Many studies have reported that air pollution negatively affects leaf morphological structures, including stomatal density and stomatal length [52,53,54,55]. Furthermore, plants close their stomata in response to stress conditions, such as air pollution. Stomatal responses to major air pollution sources entering the leaf stomata are complex and vary widely among individual species and depend on other environmental factors [18,56,57]. Traffic-derived air pollutants can induce changes in stomatal features and may lead to a decrease in plant physiological activities such as transpiration and photosynthesis [58]. Chaturvedi et al. [59] also reported that the chemical composition of road dust particles around urban areas had a toxic effect on plant growth, thus affecting the physiological, biochemical, and morphological responses of plants.

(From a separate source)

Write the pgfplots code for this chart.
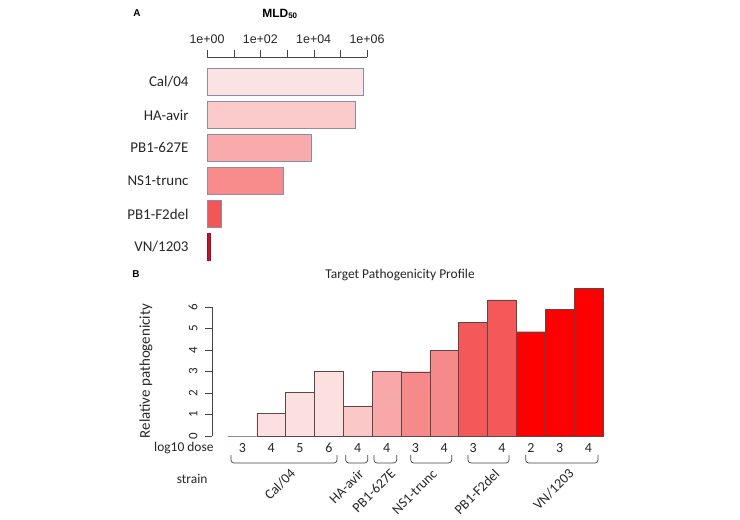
\documentclass[border=0pt]{standalone}
\usepackage{fontspec}
\setmainfont{Carlito}
\newfontfamily\arial{Liberation Sans}
\usepackage{pgfplots}
\pgfplotsset{compat=1.18}

% strain fills, panel A
\definecolor{aCal}{HTML}{FCE3E3}
\definecolor{aHA}{HTML}{FBCBCB}
\definecolor{aPBE}{HTML}{F9ABAB}
\definecolor{aNS}{HTML}{F88B8B}
\definecolor{aPBF}{HTML}{F45656}
\definecolor{aVN}{HTML}{C0142E}
\definecolor{aEdge}{HTML}{8C8CA6}
% strain fills, panel B
\definecolor{bCal}{HTML}{FCE0E0}
\definecolor{bHA}{HTML}{FBC8C8}
\definecolor{bPBE}{HTML}{F8A8A8}
\definecolor{bNS}{HTML}{F68A8A}
\definecolor{bPBF}{HTML}{F45858}
\definecolor{bVN}{HTML}{FF0000}
\definecolor{bEdge}{HTML}{5A4848}
\definecolor{axisgray}{HTML}{444444}

\tikzset{
  bracket/.style={draw=black!75, line width=0.7pt, rounded corners=3bp},
  strainlab/.style={font=\fontsize{14}{16}\selectfont, text=black!85, rotate=45, anchor=base east, inner sep=0pt},
}
\newcommand\strainbracket[2]{%
  \draw[bracket] (axis cs:#1,-0.884) -- (axis cs:#1,-1.256) -- (axis cs:#2,-1.256) -- (axis cs:#2,-0.884);}

\begin{document}
\begin{tikzpicture}[x=1bp,y=1bp]
\path (0,0) rectangle (740,520);

\node[font=\arial\bfseries\fontsize{10}{12}\selectfont] at (137,507) {A};
\node[font=\arial\bfseries\fontsize{10}{12}\selectfont] at (136,246) {B};
\node[font=\arial\bfseries\fontsize{12}{14}\selectfont] at (280,506) {MLD\textsubscript{50}};

% ---- Panel A: MLD50 per strain (log10 scale) ----
\begin{axis}[
  at={(207bp,256.5bp)}, anchor=south west,
  scale only axis, width=160bp, height=206.5bp,
  xmin=0, xmax=6, ymin=-0.7576, ymax=5.5, y dir=reverse,
  axis x line=top, axis y line=left,
  axis line style={-, axisgray},
  y axis line style={draw=none},
  xtick={0,...,6},
  xticklabels={1e+00,,1e+02,,1e+04,,1e+06},
  xtick style={axisgray},
  tick align=outside, major tick length=7bp,
  xticklabel style={font=\arial\fontsize{12.5}{14}\selectfont, text=black!85, yshift=3bp},
  ytick={0,...,5},
  yticklabels={Cal/04,HA-avir,PB1-627E,NS1-trunc,PB1-F2del,VN/1203},
  ytick style={draw=none},
  yticklabel style={font=\fontsize{15}{17}\selectfont, text=black!85, xshift=-8bp},
  clip=false,
]
\addplot[xbar, bar width=27bp, bar shift=0pt, fill=aCal, draw=aEdge] coordinates {(5.85,0)};
\addplot[xbar, bar width=27bp, bar shift=0pt, fill=aHA, draw=aEdge] coordinates {(5.55,1)};
\addplot[xbar, bar width=27bp, bar shift=0pt, fill=aPBE, draw=aEdge] coordinates {(3.89,2)};
\addplot[xbar, bar width=27bp, bar shift=0pt, fill=aNS, draw=aEdge] coordinates {(2.86,3)};
\addplot[xbar, bar width=27bp, bar shift=0pt, fill=aPBF, draw=aEdge] coordinates {(0.53,4)};
\addplot[xbar, bar width=27bp, bar shift=0pt, fill=aVN, draw=aVN!80!black] coordinates {(0.11,5)};
\end{axis}

% ---- Panel B: target pathogenicity profile ----
\node[font=\fontsize{13.5}{15}\selectfont, text=black!85] at (400,245) {Target Pathogenicity Profile};
\node[font=\fontsize{15}{17}\selectfont, text=black!85, rotate=90] at (146,149) {Relative pathogenicity};
\node[font=\fontsize{13.5}{15}\selectfont, text=black!85, anchor=east] at (217,72) {log10 dose};
\node[font=\fontsize{13.5}{15}\selectfont, text=black!85, anchor=east] at (211,41) {strain};

\begin{axis}[
  at={(212bp,84bp)}, anchor=south west,
  scale only axis, width=390.9bp, height=150.5bp,
  xmin=-0.05, xmax=13.5, ymin=0, ymax=7,
  axis x line=bottom, axis y line=left,
  axis line style={-},
  x axis line style={draw=none}, y axis line style={draw=none},
  xtick={1,...,13},
  xticklabels={3,4,5,6,4,4,3,4,3,4,2,3,4},
  xtick style={draw=none},
  xticklabel style={font=\fontsize{14}{16}\selectfont, text=black!85, yshift=3bp},
  ytick={0,...,6},
  ytick style={axisgray},
  tick align=outside, major tick length=7bp,
  /pgf/number format/assume math mode=true,
  yticklabel style={font=\fontsize{13}{15}\selectfont, text=black!85, xshift=-4bp, rotate=90, anchor=south},
  clip=false,
]
\draw[axisgray] (axis cs:-0.05,0) -- (axis cs:-0.05,6);
\addplot[ybar, bar width=1, bar shift=0pt, fill=bCal, draw=bEdge] coordinates {(1,0) (2,1.05) (3,2.02) (4,3.0)};
\addplot[ybar, bar width=1, bar shift=0pt, fill=bHA, draw=bEdge] coordinates {(5,1.37)};
\addplot[ybar, bar width=1, bar shift=0pt, fill=bPBE, draw=bEdge] coordinates {(6,3.0)};
\addplot[ybar, bar width=1, bar shift=0pt, fill=bNS, draw=bEdge] coordinates {(7,2.99) (8,3.98)};
\addplot[ybar, bar width=1, bar shift=0pt, fill=bPBF, draw=bEdge] coordinates {(9,5.30) (10,6.33)};
\addplot[ybar, bar width=1, bar shift=0pt, fill=bVN, draw=bEdge] coordinates {(11,4.85) (12,5.89) (13,6.88)};

% strain brackets
\strainbracket{0.609}{4.283}
\strainbracket{4.584}{5.347}
\strainbracket{5.565}{6.352}
\strainbracket{6.837}{8.258}
\strainbracket{8.823}{10.244}
\strainbracket{10.823}{13.329}
% strain names
\node[strainlab] at (axis cs:2.875,-1.805) {Cal/04};
\node[strainlab] at (axis cs:5.239,-1.805) {HA-avir};
\node[strainlab] at (axis cs:6.342,-1.805) {PB1-627E};
\node[strainlab] at (axis cs:7.780,-1.805) {NS1-trunc};
\node[strainlab] at (axis cs:9.952,-1.805) {PB1-F2del};
\node[strainlab] at (axis cs:12.522,-1.805) {VN/1203};
\end{axis}
\end{tikzpicture}
\end{document}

In the present study, G. biloba located in highly air polluted areas exhibited yellowing of the leaf edges. Symptoms of tip dieback are the characteristic of conifer needles. Thus, our results suggested that G. biloba grown in highly air polluted areas exhibited a significant inhibitory effect on the regulation of photosynthetic capacity due to chlorophyll damage, resulting in compromised growth performance [17,37,38]. In a highly polluted environment, P. occidentalis exhibited necrotic flecks or spots on the leaf surfaces; however, these symptoms were not remarkable and frequent. In particular, the white spots of P. occidentalis can be induced not only by environmental stress but also by the invasive insect species Corythucha ciliata, which might disturb the physiological activity of P. occidentalis. Therefore, the decreased photosynthetic rates of P. occidentalis may have resulted from leaf-feeding damage caused by C. ciliata [60].

Finally, our findings emphasized the importance of simultaneously determining species-specific parameters in studies assessing the sensitivity and tolerance of plant species to environmental air pollution. However, the responses and defense mechanisms under stressful conditions caused by degraded air quality can vary by plant species. Moreover, other potential stress factors such as soil compaction, low nutrient availability, and biotic stresses, etc. should carefully be considered in understanding the tree responses. In addition, there are some other symbiotic organisms that can be used as bioindicators for air pollution. However, they are not frequently found in urban areas because of their high sensitivity to environmental pollution [12]. Therefore, plant physiological reactions can be an alternative bio-indicator [61] due to their relative tolerance to air pollution and distinctive physiological and biochemical responses.

5. Conclusions

Monitoring the environmental conditions around human habitats is important for maintaining human life quality. Roadside trees are planted near human habitats and can be used to study the effects of air pollution. Biomonitoring of air quality and environmental health in urban areas is defined as the response measurements of living organisms to environmental conditions and may offer a practical and cost-efficient biomarker for air quality and environmental health. Compared to physiological reactions of humans and other animals, plant physiological reactions show higher sensitivity to air pollutants; therefore, they have potential uses as bio-indicators. However, plant responses to single air pollutant or their combinations can be distinguished from one another at the same site. We found that physiological activities were inhibited in high-polluted sites in both tree species, but the degree of physiological and biochemical damages was different. Moreover, some parameters such as cell membrane damages and stomata apertures showed species-specific responses. In Ginkgo biloba, oxidative stress could be a major cause of the low content of chlorophyll, which in turn results in a decline of photosynthesis. However, the AsA redox state might be a relatively effective defense mechanism for oxidative stress in Platanus occidentalis. Therefore, further studies should be conducted to discover distinct stress responses for diverse roadside tree species. Altogether, this study suggests optimizing the selection for species-specific parameters of road-side trees to improve the effectiveness of biomonitoring using trees and to provide supporting information about environmental quality.